Leo says goodbye to the board of Zorg van de Zaak Foundation
Leo van Veen reflects on a beautiful time in which a lot was achieved, and new chances are appearing at the moment. ‘Zorg van de Zaak Network possesses a great deal of professional knowledge, and there are opportunities all around the world to put it to use.’
Leo remembers it well. He left a conference room late one evening in Utrecht after a long meeting with the Foundation. On the way to his car, the inevitable thought came up: ‘What am I doing, being out this late?’. After all, he could have been doing something else that night. Leo realized that participating in the work of the Foundation is more than an evening’s congregating.

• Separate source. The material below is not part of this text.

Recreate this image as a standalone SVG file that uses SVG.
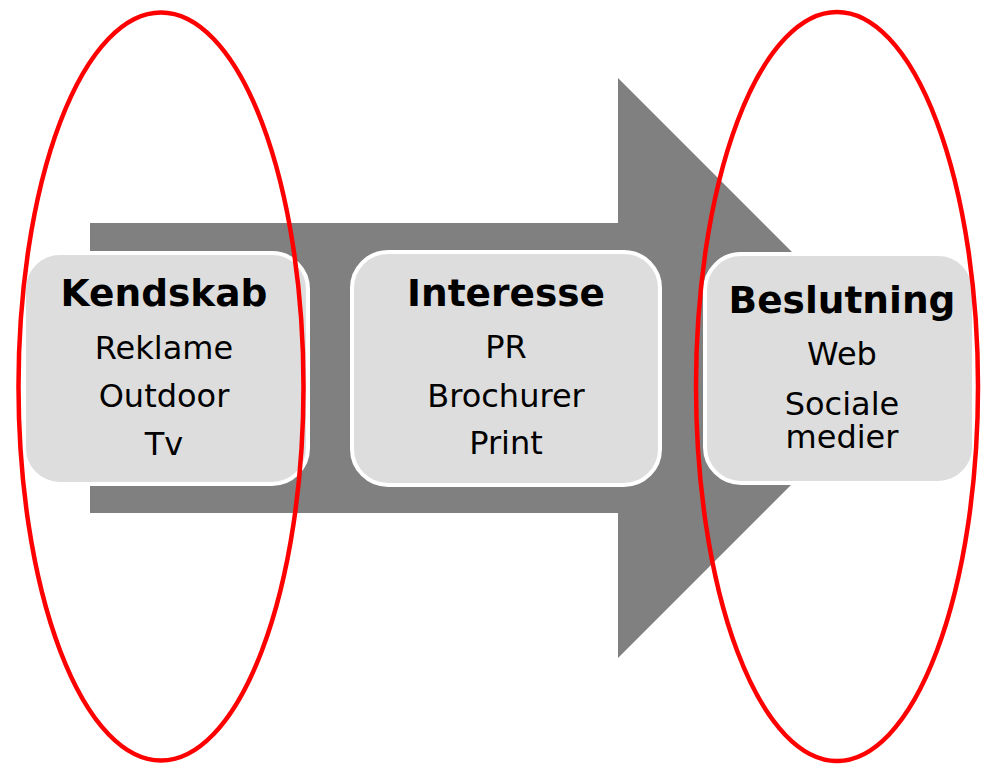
<svg xmlns="http://www.w3.org/2000/svg" width="990" height="765" viewBox="0 0 990 765">
<style>
.box{fill:#dddddd;stroke:#ffffff;stroke-width:4}
.t{font-family:"DejaVu Sans",Verdana,sans-serif;font-weight:bold;font-size:37.5px;fill:#000;text-anchor:middle}
.b{font-family:"DejaVu Sans",Verdana,sans-serif;font-size:32px;fill:#000;text-anchor:middle}
.ring{fill:none;stroke:#ff0000;stroke-width:4.5}
</style>
<rect width="990" height="765" fill="#ffffff"/>
<g id="arrow">
<polygon points="90,223 618,223 618,78 908,368 618,658 618,513 90,513" fill="#808080"/>
</g>
<g id="kendskab">
<rect class="box" x="24" y="253" width="284" height="231" rx="36"/>
<text class="t" x="164" y="306">Kendskab</text>
<text class="b" x="164" y="359">Reklame</text>
<text class="b" x="164" y="407">Outdoor</text>
<text class="b" x="164" y="455">Tv</text>
</g>
<g id="interesse">
<rect class="box" x="352" y="252" width="308" height="233" rx="36"/>
<text class="t" x="506" y="306">Interesse</text>
<text class="b" x="506" y="358">PR</text>
<text class="b" x="506" y="407">Brochurer</text>
<text class="b" x="506" y="454">Print</text>
</g>
<g id="beslutning">
<rect class="box" x="705" y="254" width="269" height="229" rx="36"/>
<text class="t" x="842" y="313">Beslutning</text>
<text class="b" x="842" y="365">Web</text>
<text class="b" x="842" y="415">Sociale</text>
<text class="b" x="842" y="448">medier</text>
</g>
<g id="connectors">
<ellipse class="ring" cx="161" cy="386.5" rx="142.5" ry="374"/>
<ellipse class="ring" cx="837" cy="386.5" rx="141" ry="374.5"/>
</g>
</svg>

‘It’s an honour to work for the Foundation, of course.’ Yet you only start making a difference when you really want to. ‘It has to come from within.’ Leo always noticed this drive in the cooperation with partner organisations. One example is the way in which Laurie Ijzermans commits to the guiding of traumatized children in Bolivia. Pauline Jansen and Leo met her in a restaurant in Den Bosch. They had read the project plans of Casa d’Alegria and the efforts to start up this organisation through crowdfunding had not yielded enough. As a result, the Foundation was in the picture as the main donor. ‘Laurie’s enthusiasm and the energy with which she talked about her work impressed us,’ Says Leo. ‘When we then both got a work of art which was made by the children, her motivation rubbed off on us as well’.
‘In Gambia, people sometimes forget the promises they made the previous day’

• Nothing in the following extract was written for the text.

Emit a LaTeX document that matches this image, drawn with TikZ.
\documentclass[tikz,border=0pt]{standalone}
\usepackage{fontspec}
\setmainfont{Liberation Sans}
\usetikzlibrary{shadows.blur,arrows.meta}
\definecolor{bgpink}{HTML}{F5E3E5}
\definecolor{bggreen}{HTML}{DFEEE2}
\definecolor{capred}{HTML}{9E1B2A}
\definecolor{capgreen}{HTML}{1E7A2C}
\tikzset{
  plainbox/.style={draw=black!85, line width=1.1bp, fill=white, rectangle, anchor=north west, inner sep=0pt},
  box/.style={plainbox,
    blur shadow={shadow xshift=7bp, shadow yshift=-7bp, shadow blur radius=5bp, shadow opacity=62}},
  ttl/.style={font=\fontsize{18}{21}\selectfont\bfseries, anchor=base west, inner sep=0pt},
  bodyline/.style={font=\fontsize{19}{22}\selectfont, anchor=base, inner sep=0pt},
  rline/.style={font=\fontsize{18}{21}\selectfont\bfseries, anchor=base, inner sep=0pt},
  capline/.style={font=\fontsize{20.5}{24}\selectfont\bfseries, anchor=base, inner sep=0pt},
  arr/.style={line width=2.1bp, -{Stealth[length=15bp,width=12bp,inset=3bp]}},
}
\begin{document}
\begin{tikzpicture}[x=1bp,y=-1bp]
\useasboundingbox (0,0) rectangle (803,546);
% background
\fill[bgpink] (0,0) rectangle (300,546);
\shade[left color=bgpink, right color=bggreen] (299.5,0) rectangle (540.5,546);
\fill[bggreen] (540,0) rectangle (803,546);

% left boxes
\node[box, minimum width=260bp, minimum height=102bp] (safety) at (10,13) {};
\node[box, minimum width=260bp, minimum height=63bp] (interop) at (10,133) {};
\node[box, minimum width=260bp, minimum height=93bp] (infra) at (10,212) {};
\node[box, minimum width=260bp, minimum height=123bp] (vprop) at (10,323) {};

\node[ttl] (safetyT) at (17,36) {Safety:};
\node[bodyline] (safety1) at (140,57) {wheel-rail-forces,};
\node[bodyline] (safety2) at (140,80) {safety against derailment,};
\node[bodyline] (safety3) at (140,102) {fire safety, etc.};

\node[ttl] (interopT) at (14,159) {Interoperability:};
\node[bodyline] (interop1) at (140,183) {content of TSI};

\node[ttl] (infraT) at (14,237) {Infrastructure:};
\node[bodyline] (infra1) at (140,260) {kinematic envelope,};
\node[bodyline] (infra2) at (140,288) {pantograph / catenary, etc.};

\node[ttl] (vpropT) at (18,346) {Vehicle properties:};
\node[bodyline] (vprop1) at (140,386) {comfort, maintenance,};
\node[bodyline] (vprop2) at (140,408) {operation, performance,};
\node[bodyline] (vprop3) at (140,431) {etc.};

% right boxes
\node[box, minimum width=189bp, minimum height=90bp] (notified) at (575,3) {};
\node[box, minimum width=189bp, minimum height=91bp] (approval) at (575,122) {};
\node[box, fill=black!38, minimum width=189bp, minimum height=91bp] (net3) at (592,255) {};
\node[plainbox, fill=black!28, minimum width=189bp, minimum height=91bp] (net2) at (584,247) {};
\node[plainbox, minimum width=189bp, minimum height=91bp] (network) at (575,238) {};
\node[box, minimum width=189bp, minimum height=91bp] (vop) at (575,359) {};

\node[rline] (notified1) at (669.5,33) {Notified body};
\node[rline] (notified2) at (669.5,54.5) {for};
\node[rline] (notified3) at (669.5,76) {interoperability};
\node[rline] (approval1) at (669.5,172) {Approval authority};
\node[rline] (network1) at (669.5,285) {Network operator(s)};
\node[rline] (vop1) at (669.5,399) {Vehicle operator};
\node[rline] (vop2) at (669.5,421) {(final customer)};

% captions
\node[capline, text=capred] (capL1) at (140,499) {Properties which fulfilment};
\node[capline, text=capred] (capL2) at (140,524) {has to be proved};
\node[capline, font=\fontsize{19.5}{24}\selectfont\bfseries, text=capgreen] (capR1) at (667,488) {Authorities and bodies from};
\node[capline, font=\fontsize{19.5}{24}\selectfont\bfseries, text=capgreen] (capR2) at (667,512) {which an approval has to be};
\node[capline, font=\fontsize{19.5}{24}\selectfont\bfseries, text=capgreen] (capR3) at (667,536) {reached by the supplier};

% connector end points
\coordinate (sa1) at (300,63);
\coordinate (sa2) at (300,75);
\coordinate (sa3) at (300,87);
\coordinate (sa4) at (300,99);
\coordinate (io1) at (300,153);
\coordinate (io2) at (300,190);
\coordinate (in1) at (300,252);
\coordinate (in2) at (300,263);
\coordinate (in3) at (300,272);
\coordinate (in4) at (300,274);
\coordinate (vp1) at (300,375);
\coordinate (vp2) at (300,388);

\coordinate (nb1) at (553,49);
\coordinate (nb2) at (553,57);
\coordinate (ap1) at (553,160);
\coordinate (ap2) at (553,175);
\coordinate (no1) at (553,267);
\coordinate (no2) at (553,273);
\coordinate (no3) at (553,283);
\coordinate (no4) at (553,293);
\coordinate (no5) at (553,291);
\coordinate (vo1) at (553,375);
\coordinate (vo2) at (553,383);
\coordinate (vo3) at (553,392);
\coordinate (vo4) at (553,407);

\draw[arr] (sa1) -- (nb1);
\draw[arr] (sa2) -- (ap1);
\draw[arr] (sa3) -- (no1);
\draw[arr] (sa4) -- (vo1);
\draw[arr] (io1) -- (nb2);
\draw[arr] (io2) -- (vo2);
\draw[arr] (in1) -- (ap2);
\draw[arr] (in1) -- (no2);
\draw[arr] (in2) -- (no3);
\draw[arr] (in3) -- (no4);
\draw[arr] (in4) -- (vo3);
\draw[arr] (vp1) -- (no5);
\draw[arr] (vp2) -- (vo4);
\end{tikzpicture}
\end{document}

Contently, Leo reflects on a board period in which he spent many evenings and weekends speaking to partner organisations of the Foundation. He actively committed to the foundation ‘Care for Natural’, which among other things grows highly nutritious crops. Together with his co-worker Ron Brandes, he also attended to the shipping of medical instruments from the Netherlands to Gambia. But the real basis was his cooperation with Claudette Krook, the driving force behind the project in Gambia. ‘Claudette really sought out feedback on her plans’. In Care for Natural’s work, success and setbacks alternated at a rapid pace during the last two years. The organisation gains experience quickly, and Claudette’s motivation is immense. ‘It’s not easy to keep looking at the horizon in Gambia,’ Leo says. ‘People sometimes forget what they promised the previous day’.
Exchange of expertise
Leo finds that efforts to exchange expertise between Zorg van de Zaak Network and partners of the Foundation have not yielded much so far. ‘Of course, Zorg van de Zaak is a commercial business. You need to be billable. However, I know many colleagues will be interested in helping the Foundation or advising a partner.

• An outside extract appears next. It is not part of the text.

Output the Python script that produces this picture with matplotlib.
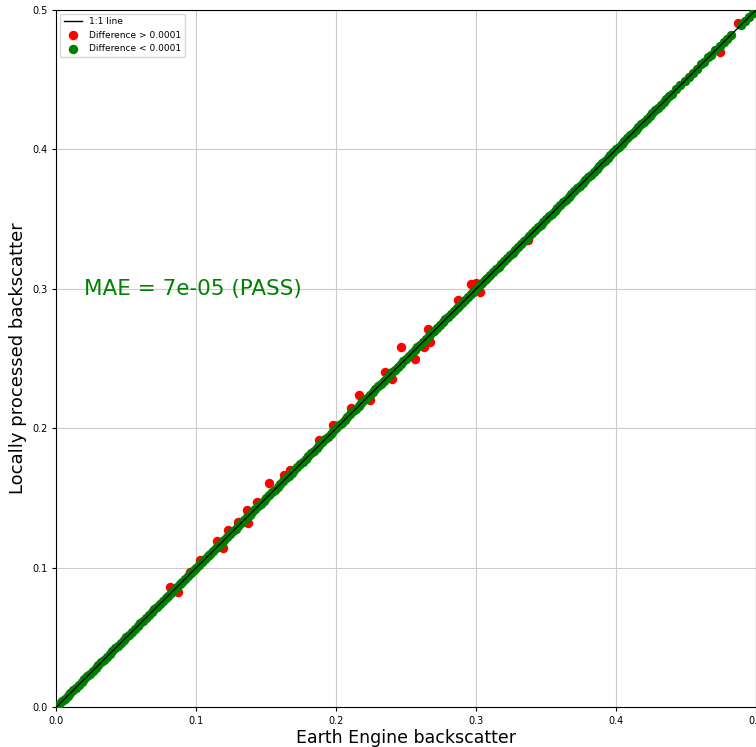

We already have care leave in the Netherlands. Perhaps a similar construction can be established together with HR for this type of cooperation, and a personal budget could be offered when a staff member is motivated to help the Foundation.’
A new board
The new board members are hard at work on taking on Leo’s work. Saskia Oversluizen will be supporting the cooperation with Casa d’Alegria. Suus Theuws will do the same for Care for Natural and Frans Werter will take on the neighbourhood project Kanaleneiland in Utrecht.
We are grateful to Leo for his commitment!
Leo van Veen:
‘In Gambia and Bolivia, it’s the entrepreneurial Dutch who pull the wagon and who, in doing so, fulfil both their own dream as those of the people in need of help. It’s wonderful to see that Dutch people use their organisational talents to achieve social or societal goals. We tend to define “success”. A project is only deemed successful if it is realized within the allotted time and within the budget, results or profit planned ahead of time. In the world of development cooperation this definition it too narrow. In my opinion, the projects of the Foundation are successful if we manage to increase self-sustainability, the quality of life and health, to fight poverty and hunger and to respect the relations with other people and to really delve into that. The Foundation’s success and that of the projects we support is not measurable and it doesn’t need to be. Well-being, happiness and health cannot be expressed in money.’